### Problem
Transcribe the records that follow in their entirety, omitting any pictures.

[START Records supplied]

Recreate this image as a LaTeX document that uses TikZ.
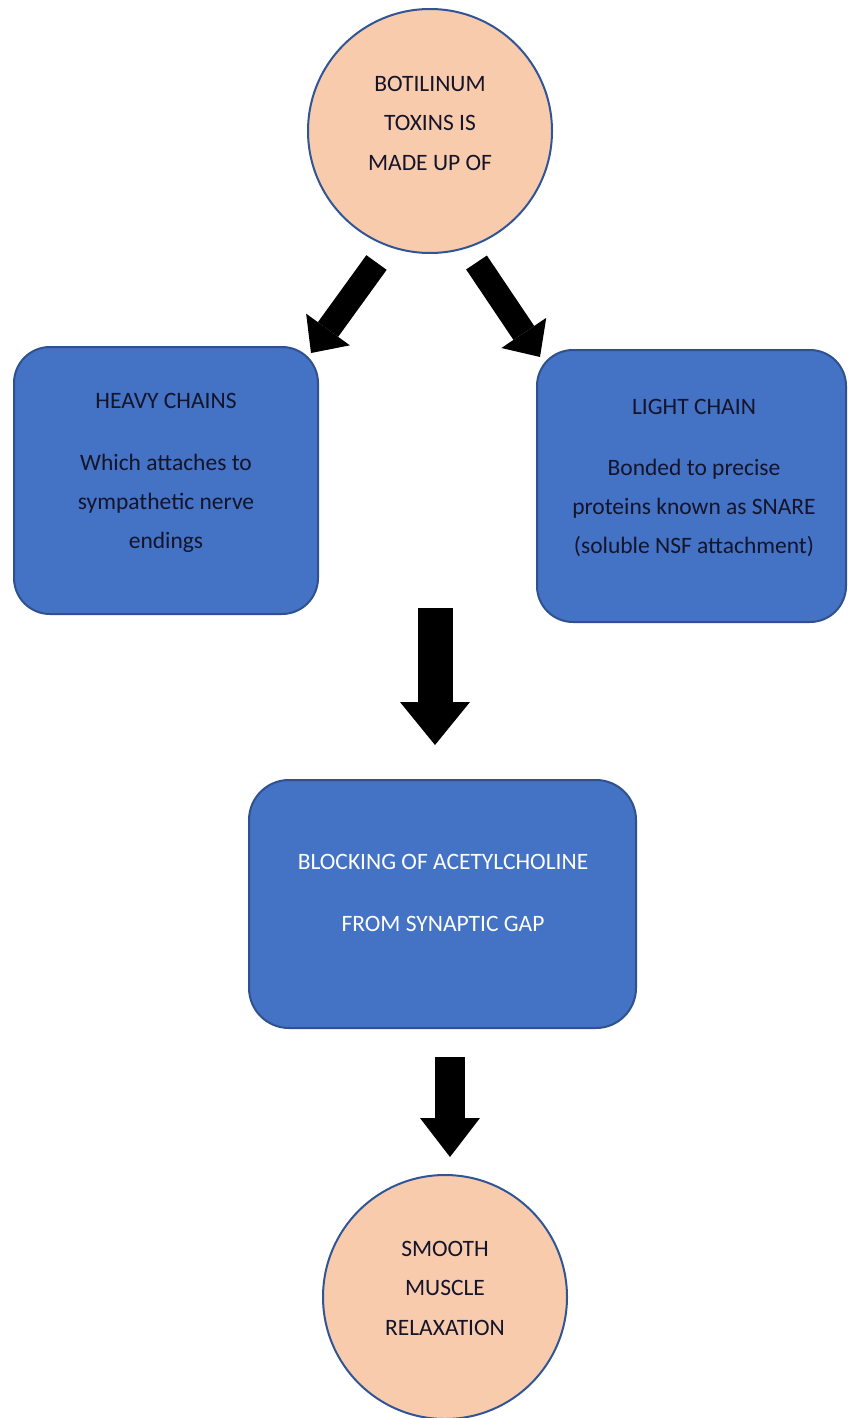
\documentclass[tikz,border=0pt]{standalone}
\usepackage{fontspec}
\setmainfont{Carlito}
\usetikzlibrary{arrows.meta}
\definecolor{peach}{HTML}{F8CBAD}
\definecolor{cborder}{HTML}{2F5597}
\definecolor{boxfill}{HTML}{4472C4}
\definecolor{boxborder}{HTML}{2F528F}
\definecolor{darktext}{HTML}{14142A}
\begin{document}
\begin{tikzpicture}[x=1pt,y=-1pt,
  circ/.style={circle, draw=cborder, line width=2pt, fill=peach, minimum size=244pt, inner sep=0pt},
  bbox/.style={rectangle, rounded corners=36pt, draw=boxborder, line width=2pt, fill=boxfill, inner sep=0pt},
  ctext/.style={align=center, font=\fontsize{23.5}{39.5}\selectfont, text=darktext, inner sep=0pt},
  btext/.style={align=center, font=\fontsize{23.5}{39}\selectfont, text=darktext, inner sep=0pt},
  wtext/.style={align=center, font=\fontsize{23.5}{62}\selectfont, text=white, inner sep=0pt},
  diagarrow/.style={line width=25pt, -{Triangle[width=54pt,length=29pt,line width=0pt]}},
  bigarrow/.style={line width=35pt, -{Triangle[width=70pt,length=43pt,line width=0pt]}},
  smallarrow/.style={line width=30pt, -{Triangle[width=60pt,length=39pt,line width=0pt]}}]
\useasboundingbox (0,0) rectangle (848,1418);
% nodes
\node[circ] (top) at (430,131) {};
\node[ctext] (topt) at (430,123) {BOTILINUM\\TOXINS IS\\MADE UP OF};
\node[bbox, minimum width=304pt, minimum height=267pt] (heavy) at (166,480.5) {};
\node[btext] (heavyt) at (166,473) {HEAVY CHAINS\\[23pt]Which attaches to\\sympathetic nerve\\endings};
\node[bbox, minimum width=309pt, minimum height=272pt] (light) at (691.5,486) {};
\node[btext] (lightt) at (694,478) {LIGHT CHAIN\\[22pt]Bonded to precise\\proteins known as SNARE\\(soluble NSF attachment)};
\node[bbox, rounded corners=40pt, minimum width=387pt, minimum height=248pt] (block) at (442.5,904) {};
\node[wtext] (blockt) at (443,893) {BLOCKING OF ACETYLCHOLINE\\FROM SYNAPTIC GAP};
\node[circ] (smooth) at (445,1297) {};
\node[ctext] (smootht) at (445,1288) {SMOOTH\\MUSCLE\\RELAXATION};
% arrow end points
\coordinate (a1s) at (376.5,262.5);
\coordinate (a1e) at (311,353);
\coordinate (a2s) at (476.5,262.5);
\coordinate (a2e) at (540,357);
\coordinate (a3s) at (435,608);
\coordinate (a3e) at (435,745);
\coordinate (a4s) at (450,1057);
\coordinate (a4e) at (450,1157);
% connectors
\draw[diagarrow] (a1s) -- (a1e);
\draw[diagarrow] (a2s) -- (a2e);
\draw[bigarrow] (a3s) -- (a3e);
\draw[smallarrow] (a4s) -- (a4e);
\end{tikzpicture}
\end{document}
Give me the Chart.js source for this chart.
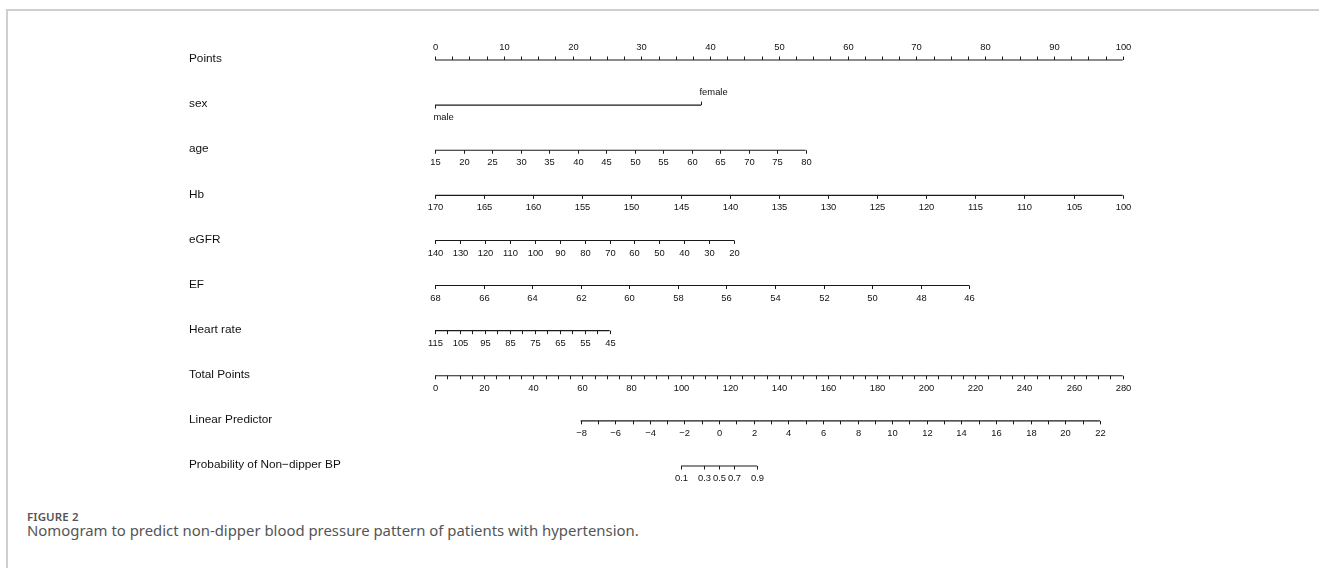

[END Records supplied]

### Answer in full
Recreate this image as a LaTeX document that uses TikZ.
\documentclass[tikz,border=0pt]{standalone}
\usepackage{fontspec}
\setmainfont{Carlito}
\usetikzlibrary{arrows.meta}
\definecolor{peach}{HTML}{F8CBAD}
\definecolor{cborder}{HTML}{2F5597}
\definecolor{boxfill}{HTML}{4472C4}
\definecolor{boxborder}{HTML}{2F528F}
\definecolor{darktext}{HTML}{14142A}
\begin{document}
\begin{tikzpicture}[x=1pt,y=-1pt,
  circ/.style={circle, draw=cborder, line width=2pt, fill=peach, minimum size=244pt, inner sep=0pt},
  bbox/.style={rectangle, rounded corners=36pt, draw=boxborder, line width=2pt, fill=boxfill, inner sep=0pt},
  ctext/.style={align=center, font=\fontsize{23.5}{39.5}\selectfont, text=darktext, inner sep=0pt},
  btext/.style={align=center, font=\fontsize{23.5}{39}\selectfont, text=darktext, inner sep=0pt},
  wtext/.style={align=center, font=\fontsize{23.5}{62}\selectfont, text=white, inner sep=0pt},
  diagarrow/.style={line width=25pt, -{Triangle[width=54pt,length=29pt,line width=0pt]}},
  bigarrow/.style={line width=35pt, -{Triangle[width=70pt,length=43pt,line width=0pt]}},
  smallarrow/.style={line width=30pt, -{Triangle[width=60pt,length=39pt,line width=0pt]}}]
\useasboundingbox (0,0) rectangle (848,1418);
% nodes
\node[circ] (top) at (430,131) {};
\node[ctext] (topt) at (430,123) {BOTILINUM\\TOXINS IS\\MADE UP OF};
\node[bbox, minimum width=304pt, minimum height=267pt] (heavy) at (166,480.5) {};
\node[btext] (heavyt) at (166,473) {HEAVY CHAINS\\[23pt]Which attaches to\\sympathetic nerve\\endings};
\node[bbox, minimum width=309pt, minimum height=272pt] (light) at (691.5,486) {};
\node[btext] (lightt) at (694,478) {LIGHT CHAIN\\[22pt]Bonded to precise\\proteins known as SNARE\\(soluble NSF attachment)};
\node[bbox, rounded corners=40pt, minimum width=387pt, minimum height=248pt] (block) at (442.5,904) {};
\node[wtext] (blockt) at (443,893) {BLOCKING OF ACETYLCHOLINE\\FROM SYNAPTIC GAP};
\node[circ] (smooth) at (445,1297) {};
\node[ctext] (smootht) at (445,1288) {SMOOTH\\MUSCLE\\RELAXATION};
% arrow end points
\coordinate (a1s) at (376.5,262.5);
\coordinate (a1e) at (311,353);
\coordinate (a2s) at (476.5,262.5);
\coordinate (a2e) at (540,357);
\coordinate (a3s) at (435,608);
\coordinate (a3e) at (435,745);
\coordinate (a4s) at (450,1057);
\coordinate (a4e) at (450,1157);
% connectors
\draw[diagarrow] (a1s) -- (a1e);
\draw[diagarrow] (a2s) -- (a2e);
\draw[bigarrow] (a3s) -- (a3e);
\draw[smallarrow] (a4s) -- (a4e);
\end{tikzpicture}
\end{document}
Give me the Chart.js source for this chart.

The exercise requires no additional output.